======== RECORDED DATA
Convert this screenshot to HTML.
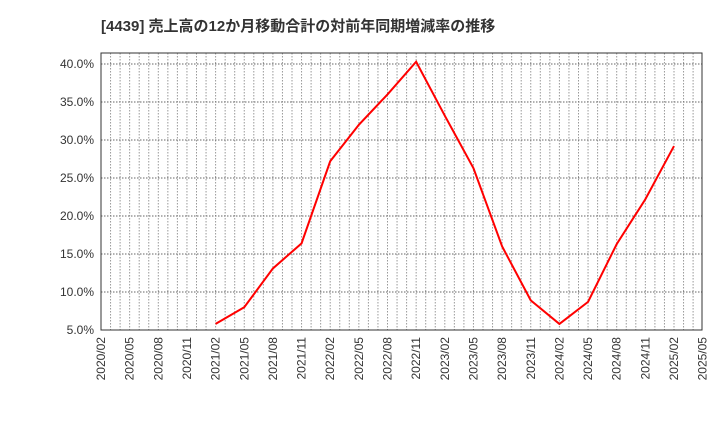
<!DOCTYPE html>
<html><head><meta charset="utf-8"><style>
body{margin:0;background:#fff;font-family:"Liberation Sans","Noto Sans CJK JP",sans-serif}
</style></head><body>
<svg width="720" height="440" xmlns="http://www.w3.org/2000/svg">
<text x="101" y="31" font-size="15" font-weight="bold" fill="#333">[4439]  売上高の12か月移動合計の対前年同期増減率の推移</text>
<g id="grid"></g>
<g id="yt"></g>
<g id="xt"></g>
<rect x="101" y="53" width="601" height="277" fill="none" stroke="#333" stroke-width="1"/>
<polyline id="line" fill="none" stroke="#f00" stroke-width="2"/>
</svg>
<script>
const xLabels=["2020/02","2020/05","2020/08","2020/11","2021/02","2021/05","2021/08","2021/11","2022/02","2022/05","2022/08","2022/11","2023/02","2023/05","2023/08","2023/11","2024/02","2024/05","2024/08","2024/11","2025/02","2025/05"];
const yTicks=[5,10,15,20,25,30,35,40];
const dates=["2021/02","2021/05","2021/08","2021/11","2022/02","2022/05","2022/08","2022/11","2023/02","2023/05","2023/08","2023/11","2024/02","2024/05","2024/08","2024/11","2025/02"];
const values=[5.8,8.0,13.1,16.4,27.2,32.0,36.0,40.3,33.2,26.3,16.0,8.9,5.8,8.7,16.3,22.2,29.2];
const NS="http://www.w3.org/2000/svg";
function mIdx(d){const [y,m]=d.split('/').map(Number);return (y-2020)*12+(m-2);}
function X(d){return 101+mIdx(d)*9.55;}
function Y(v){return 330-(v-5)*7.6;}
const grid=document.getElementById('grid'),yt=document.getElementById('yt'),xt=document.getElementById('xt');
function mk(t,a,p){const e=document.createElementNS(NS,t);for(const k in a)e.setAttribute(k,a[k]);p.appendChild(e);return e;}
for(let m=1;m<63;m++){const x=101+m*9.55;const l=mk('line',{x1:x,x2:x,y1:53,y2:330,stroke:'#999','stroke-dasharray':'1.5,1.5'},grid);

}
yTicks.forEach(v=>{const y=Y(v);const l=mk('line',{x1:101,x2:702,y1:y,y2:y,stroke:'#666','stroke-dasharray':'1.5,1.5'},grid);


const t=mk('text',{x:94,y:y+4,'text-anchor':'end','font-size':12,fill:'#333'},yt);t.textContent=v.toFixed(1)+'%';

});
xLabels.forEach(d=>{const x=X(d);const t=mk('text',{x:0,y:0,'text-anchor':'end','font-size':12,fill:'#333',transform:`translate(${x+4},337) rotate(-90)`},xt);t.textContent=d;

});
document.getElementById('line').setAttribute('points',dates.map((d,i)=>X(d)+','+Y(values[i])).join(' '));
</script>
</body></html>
================
- **YOUR TASK**
Go through the listing above and write it out again exactly, dropping the pictures.

- **RESPONSE TO THE EXERCISE**
Convert this screenshot to HTML.
<!DOCTYPE html>
<html><head><meta charset="utf-8"><style>
body{margin:0;background:#fff;font-family:"Liberation Sans","Noto Sans CJK JP",sans-serif}
</style></head><body>
<svg width="720" height="440" xmlns="http://www.w3.org/2000/svg">
<text x="101" y="31" font-size="15" font-weight="bold" fill="#333">[4439]  売上高の12か月移動合計の対前年同期増減率の推移</text>
<g id="grid"></g>
<g id="yt"></g>
<g id="xt"></g>
<rect x="101" y="53" width="601" height="277" fill="none" stroke="#333" stroke-width="1"/>
<polyline id="line" fill="none" stroke="#f00" stroke-width="2"/>
</svg>
<script>
const xLabels=["2020/02","2020/05","2020/08","2020/11","2021/02","2021/05","2021/08","2021/11","2022/02","2022/05","2022/08","2022/11","2023/02","2023/05","2023/08","2023/11","2024/02","2024/05","2024/08","2024/11","2025/02","2025/05"];
const yTicks=[5,10,15,20,25,30,35,40];
const dates=["2021/02","2021/05","2021/08","2021/11","2022/02","2022/05","2022/08","2022/11","2023/02","2023/05","2023/08","2023/11","2024/02","2024/05","2024/08","2024/11","2025/02"];
const values=[5.8,8.0,13.1,16.4,27.2,32.0,36.0,40.3,33.2,26.3,16.0,8.9,5.8,8.7,16.3,22.2,29.2];
const NS="http://www.w3.org/2000/svg";
function mIdx(d){const [y,m]=d.split('/').map(Number);return (y-2020)*12+(m-2);}
function X(d){return 101+mIdx(d)*9.55;}
function Y(v){return 330-(v-5)*7.6;}
const grid=document.getElementById('grid'),yt=document.getElementById('yt'),xt=document.getElementById('xt');
function mk(t,a,p){const e=document.createElementNS(NS,t);for(const k in a)e.setAttribute(k,a[k]);p.appendChild(e);return e;}
for(let m=1;m<63;m++){const x=101+m*9.55;const l=mk('line',{x1:x,x2:x,y1:53,y2:330,stroke:'#999','stroke-dasharray':'1.5,1.5'},grid);

}
yTicks.forEach(v=>{const y=Y(v);const l=mk('line',{x1:101,x2:702,y1:y,y2:y,stroke:'#666','stroke-dasharray':'1.5,1.5'},grid);


const t=mk('text',{x:94,y:y+4,'text-anchor':'end','font-size':12,fill:'#333'},yt);t.textContent=v.toFixed(1)+'%';

});
xLabels.forEach(d=>{const x=X(d);const t=mk('text',{x:0,y:0,'text-anchor':'end','font-size':12,fill:'#333',transform:`translate(${x+4},337) rotate(-90)`},xt);t.textContent=d;

});
document.getElementById('line').setAttribute('points',dates.map((d,i)=>X(d)+','+Y(values[i])).join(' '));
</script>
</body></html>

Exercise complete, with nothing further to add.